Make copies of all bills and correspondence related to an inaccurate entry on your credit report. Don't send the originals to anyone. Organize this material for ease of presentation. The burden of proof will be on you to demonstrate that a creditor has tainted your credit report with inaccurate information. Documentary evidence will likely be required if you expect to win a judgment against a creditor.


Step 3

Review the FCRA for potential violations committed by creditors. You will be eligible to receive a settlement of $1,000 from your creditors for each violation of the FCRA that you are able to prove in court. The credit bureaus are not liable for reporting information provided to them by creditors that they believe to be accurate. The creditors reporting the inaccurate information are the ones liable for damages.


Step 4

Consider contacting a debt lawyer to assist in your lawsuit. A lawyer is obligated to act in your best interests to the best of his abilities.
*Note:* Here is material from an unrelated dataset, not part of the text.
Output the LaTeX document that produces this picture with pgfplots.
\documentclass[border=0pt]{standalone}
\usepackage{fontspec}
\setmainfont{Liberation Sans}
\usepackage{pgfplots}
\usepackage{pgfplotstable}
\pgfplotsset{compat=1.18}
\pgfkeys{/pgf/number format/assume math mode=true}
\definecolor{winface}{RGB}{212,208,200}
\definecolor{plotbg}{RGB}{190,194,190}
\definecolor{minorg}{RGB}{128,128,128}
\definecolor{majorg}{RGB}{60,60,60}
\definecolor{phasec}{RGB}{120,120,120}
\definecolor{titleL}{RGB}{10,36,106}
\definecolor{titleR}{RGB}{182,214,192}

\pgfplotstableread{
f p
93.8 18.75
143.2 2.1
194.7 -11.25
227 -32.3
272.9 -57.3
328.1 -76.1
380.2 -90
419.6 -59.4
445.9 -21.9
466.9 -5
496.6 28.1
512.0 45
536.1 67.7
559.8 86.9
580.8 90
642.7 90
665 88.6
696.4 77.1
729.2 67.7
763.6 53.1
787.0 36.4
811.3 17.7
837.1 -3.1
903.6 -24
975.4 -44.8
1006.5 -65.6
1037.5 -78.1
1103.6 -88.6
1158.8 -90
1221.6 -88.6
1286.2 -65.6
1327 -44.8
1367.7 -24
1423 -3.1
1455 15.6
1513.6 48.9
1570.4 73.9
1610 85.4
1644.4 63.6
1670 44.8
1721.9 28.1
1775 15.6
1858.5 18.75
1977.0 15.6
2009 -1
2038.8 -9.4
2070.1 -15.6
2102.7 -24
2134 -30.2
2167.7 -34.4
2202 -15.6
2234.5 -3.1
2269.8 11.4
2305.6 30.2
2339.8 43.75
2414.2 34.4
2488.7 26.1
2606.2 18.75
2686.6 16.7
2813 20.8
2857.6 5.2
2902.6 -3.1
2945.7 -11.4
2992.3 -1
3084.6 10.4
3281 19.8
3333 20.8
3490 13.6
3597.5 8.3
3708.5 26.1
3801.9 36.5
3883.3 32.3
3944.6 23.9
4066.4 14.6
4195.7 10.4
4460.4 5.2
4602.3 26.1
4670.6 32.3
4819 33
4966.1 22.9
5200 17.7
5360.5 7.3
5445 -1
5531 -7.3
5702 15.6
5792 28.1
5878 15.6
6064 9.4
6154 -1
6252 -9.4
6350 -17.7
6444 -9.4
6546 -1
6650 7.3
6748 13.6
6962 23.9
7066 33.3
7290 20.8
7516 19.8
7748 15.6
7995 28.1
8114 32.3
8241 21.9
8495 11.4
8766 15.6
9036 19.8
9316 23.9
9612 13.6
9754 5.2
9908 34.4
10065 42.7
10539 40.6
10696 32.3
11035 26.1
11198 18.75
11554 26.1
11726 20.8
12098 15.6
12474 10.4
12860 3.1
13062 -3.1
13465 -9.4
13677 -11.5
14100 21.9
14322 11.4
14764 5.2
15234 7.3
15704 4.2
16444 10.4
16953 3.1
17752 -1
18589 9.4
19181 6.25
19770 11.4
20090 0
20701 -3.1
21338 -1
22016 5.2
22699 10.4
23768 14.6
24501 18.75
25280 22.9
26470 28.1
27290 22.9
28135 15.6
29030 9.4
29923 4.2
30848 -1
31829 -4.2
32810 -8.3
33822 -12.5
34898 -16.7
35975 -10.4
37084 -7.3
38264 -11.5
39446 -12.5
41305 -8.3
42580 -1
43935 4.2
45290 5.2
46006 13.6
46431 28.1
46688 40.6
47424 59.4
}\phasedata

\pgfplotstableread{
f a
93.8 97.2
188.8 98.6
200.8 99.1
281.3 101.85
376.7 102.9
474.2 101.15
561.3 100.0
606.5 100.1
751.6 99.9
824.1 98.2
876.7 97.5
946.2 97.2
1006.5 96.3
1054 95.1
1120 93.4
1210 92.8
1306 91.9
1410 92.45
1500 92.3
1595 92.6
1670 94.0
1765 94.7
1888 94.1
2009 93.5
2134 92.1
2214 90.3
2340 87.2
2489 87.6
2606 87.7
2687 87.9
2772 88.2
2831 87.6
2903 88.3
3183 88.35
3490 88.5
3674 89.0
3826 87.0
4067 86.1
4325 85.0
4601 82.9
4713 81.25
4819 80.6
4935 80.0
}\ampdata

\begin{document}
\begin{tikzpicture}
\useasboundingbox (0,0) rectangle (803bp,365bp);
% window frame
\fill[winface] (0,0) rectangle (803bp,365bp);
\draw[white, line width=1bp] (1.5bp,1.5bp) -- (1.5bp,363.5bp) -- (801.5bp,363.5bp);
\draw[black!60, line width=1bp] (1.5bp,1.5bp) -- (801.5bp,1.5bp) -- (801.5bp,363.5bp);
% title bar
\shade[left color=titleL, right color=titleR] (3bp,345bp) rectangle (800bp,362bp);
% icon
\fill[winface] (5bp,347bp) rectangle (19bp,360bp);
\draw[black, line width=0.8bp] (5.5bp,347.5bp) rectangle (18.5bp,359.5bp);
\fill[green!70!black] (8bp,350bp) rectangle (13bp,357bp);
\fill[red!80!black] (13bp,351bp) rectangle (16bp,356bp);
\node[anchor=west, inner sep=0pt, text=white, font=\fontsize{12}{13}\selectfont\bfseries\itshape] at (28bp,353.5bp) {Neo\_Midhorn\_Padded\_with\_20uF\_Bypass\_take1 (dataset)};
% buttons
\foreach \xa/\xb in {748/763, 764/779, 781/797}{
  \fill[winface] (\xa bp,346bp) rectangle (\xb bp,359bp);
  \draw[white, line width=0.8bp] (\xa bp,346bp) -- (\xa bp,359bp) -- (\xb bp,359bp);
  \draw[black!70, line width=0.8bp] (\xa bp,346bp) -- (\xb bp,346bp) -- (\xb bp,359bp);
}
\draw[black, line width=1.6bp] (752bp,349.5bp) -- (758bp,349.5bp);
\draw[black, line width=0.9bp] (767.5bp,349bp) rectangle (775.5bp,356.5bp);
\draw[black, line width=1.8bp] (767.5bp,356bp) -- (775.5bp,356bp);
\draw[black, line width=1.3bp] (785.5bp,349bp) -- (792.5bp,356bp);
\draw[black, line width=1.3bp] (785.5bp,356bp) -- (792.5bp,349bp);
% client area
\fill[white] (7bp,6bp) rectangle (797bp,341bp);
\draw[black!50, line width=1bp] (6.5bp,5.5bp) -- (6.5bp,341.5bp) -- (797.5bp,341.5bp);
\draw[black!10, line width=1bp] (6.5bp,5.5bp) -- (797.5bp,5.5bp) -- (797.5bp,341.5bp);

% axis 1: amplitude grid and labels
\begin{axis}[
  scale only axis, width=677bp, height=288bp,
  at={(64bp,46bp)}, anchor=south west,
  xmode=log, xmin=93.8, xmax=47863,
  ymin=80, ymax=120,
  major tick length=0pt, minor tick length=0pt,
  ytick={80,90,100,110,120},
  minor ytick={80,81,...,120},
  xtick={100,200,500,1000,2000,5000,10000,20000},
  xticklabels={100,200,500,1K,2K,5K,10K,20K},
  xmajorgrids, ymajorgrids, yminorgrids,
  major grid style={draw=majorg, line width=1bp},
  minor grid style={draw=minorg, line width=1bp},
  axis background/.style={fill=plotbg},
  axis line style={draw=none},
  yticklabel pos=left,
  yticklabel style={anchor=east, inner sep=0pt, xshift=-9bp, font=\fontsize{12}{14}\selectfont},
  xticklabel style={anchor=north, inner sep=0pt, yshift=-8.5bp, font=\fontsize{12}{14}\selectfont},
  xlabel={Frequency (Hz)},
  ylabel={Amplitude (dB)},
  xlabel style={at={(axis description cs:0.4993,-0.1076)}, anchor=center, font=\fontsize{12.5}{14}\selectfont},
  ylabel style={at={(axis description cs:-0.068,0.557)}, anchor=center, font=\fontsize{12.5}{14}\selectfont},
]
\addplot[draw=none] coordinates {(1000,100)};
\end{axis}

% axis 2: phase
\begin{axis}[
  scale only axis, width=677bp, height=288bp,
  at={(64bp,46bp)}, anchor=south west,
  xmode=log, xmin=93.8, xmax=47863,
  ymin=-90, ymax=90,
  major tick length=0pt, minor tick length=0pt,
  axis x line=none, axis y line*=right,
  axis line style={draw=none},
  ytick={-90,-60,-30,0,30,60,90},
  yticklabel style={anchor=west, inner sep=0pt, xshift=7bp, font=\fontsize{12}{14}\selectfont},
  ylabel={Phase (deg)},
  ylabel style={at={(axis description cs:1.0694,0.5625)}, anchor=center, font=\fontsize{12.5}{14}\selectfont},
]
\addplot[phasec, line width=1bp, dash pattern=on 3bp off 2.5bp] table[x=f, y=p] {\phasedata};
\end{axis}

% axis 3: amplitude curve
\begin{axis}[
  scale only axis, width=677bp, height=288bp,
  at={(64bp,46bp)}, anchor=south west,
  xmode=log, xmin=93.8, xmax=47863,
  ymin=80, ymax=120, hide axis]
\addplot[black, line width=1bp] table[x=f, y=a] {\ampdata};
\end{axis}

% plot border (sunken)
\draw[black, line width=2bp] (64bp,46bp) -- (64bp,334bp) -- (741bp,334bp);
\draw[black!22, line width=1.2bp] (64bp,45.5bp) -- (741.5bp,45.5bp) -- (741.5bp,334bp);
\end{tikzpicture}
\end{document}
The lawyer will be able to assist you in gathering documentation supporting your case and drafting initial letters to creditors informing them of your complaints about inaccurate information on your credit report.


Step 5

Contact the creditors responsible for the inaccurate information, including copies of documentation proving your case. Request that they change the inaccurate information within 30 days. Inform them that you may file a lawsuit for damages if they fail to comply with your request.

Step 6

File a lawsuit in your state against the creditor violating the FCRA with or without the assistance of a lawyer. Bring copies of all documents relevant to the debt, communications with the credit bureaus and your letters to the creditor in an organized file when you attend court. Remain calm and civil during the proceedings. If the judge accepts your case, you will be eligible for damages, the debt will be discharged and it shall be wiped from your credit report.